While the IMF programme sets broad fiscal objectives, the minister clarified that the composition and sequencing of revenue measures remain within the sovereign discretion of the Pakistani government. “This allows the government to adapt measures based on local economic conditions, distributional needs, and administrative feasibility.”

Aurangzeb further stated that the IMF’s conditions include a focus on controlling expenditures while ensuring social protection spending is safeguarded. “Specifically, power subsidies will be contained at Rs893 billion, 0.7 percent of GDP, reflecting the reduction in the target on Circular Debt accumulation. There are commitments of not allowing fuel subsidies and cross subsidies. Similarly, it has been committed by provinces not to give subsidies on electricity and gas bills.”

Additionally, he said the disbursement of subsidies and other expenditures is being carefully managed through a quarterly release strategy and austerity measures to achieve the Primary Surplus target set by the IMF.

The minister emphasised that Pakistan’s commitment, as outlined in the Memorandum of Economic and Financial Policies (MEFP) is to maintain a primary surplus of 1.6-2.0 percent of GDP over the medium term.
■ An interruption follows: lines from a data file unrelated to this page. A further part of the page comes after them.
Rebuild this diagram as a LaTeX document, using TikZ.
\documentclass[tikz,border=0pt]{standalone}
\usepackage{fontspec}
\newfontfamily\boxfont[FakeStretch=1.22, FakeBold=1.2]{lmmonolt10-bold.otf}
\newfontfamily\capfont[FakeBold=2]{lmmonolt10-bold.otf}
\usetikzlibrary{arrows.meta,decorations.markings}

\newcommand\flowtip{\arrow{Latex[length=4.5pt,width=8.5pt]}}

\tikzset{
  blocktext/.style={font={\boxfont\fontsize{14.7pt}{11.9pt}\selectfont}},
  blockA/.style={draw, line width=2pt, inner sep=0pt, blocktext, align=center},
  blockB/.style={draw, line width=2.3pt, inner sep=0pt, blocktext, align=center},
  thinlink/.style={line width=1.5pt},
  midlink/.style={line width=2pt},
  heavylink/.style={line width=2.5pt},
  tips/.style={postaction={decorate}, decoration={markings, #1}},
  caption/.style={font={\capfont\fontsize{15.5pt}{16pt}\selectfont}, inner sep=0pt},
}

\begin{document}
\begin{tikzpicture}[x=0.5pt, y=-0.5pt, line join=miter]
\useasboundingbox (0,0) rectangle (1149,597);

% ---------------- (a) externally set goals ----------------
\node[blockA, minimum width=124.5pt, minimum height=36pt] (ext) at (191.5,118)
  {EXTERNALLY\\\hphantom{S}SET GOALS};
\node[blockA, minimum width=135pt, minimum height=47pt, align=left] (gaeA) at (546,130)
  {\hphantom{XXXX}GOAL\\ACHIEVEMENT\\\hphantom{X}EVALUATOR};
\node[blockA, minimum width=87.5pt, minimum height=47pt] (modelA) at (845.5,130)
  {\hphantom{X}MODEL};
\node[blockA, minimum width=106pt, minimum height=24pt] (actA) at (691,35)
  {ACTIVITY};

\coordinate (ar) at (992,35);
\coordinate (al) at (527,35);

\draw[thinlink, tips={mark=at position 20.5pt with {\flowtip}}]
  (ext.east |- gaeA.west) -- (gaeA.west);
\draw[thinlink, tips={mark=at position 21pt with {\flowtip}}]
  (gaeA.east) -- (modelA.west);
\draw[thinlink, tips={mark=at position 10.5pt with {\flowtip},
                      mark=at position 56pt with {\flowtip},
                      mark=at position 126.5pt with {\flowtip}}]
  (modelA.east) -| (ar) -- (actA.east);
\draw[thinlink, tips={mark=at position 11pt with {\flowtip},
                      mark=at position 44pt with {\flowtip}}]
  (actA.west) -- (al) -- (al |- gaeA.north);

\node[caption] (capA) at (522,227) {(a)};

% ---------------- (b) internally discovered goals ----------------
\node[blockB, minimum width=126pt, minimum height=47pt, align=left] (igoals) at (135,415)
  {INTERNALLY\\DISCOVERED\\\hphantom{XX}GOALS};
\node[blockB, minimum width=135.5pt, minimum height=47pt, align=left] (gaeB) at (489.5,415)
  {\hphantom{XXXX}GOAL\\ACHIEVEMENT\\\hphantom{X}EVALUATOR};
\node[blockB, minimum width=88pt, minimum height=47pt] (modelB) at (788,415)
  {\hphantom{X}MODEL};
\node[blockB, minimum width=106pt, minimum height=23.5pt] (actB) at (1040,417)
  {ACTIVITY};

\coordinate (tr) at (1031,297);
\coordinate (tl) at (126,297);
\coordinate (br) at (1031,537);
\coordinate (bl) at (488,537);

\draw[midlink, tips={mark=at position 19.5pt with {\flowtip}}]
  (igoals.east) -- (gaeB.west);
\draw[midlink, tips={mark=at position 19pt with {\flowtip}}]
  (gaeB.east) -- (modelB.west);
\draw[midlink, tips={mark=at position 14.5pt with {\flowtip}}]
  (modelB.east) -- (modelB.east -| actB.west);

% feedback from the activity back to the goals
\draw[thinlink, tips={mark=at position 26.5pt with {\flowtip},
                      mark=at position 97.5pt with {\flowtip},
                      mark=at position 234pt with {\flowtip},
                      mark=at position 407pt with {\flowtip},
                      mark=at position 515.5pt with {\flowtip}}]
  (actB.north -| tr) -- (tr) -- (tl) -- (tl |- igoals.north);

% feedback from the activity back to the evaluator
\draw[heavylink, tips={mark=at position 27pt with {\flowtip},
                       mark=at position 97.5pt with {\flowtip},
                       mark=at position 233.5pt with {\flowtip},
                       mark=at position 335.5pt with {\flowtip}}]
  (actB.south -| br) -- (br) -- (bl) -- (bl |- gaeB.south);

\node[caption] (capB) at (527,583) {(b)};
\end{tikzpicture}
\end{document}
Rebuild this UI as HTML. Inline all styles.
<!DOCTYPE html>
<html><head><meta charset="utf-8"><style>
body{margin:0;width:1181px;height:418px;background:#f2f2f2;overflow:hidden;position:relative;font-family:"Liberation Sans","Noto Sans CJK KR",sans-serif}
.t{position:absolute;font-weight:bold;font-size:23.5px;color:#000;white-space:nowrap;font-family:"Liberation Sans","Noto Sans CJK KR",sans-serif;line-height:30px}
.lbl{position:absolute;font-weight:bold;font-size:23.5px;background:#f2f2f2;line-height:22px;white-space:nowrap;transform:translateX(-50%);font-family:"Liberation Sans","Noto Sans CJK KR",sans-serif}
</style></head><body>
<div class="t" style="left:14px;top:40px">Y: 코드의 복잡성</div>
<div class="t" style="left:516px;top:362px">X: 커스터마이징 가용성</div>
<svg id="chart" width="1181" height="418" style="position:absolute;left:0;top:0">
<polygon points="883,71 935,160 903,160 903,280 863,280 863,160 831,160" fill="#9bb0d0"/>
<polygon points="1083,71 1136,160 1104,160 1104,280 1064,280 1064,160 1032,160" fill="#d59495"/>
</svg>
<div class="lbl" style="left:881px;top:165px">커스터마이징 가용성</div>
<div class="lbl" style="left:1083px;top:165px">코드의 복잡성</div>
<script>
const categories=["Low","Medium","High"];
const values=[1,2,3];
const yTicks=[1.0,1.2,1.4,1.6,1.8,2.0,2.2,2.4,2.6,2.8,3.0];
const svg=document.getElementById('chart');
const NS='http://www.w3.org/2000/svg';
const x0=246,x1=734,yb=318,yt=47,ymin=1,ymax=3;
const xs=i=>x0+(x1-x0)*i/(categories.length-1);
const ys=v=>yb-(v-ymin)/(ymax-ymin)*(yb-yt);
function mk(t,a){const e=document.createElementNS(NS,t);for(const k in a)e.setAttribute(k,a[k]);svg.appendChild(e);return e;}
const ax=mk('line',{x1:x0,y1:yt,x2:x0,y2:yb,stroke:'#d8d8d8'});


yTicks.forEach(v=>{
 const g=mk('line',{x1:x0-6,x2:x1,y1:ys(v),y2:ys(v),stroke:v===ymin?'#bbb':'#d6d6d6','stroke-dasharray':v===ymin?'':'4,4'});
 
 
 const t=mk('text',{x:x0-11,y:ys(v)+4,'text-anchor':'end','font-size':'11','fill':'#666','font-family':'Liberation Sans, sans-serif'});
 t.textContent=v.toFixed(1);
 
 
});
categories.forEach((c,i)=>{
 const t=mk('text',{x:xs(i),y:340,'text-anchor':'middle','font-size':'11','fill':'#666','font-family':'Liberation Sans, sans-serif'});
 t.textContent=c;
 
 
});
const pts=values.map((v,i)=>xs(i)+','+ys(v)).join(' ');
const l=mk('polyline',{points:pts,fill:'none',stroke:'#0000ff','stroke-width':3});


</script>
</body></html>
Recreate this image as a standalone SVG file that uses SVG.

This target is crucial for reducing public debt, creating fiscal space for social protection, climate resilience, and growth-enhancing investments.

He added that the government expects these measures to contribute to macroeconomic stability, reduce financing pressures, boost revenue mobilisation, and enhance investor confidence. In a separate written response, Minister for Commerce Jam Kamal Khan reported a 9 percent decline in Pakistan’s exports to China during the first half of the 2025-26 fiscal.

Meanwhile, exports to the European Union saw a modest dip of 0.7 percent. However, exports to the UAE showed positive growth, increasing from USD1.654 billion to USD1.747 billion in the last financial year.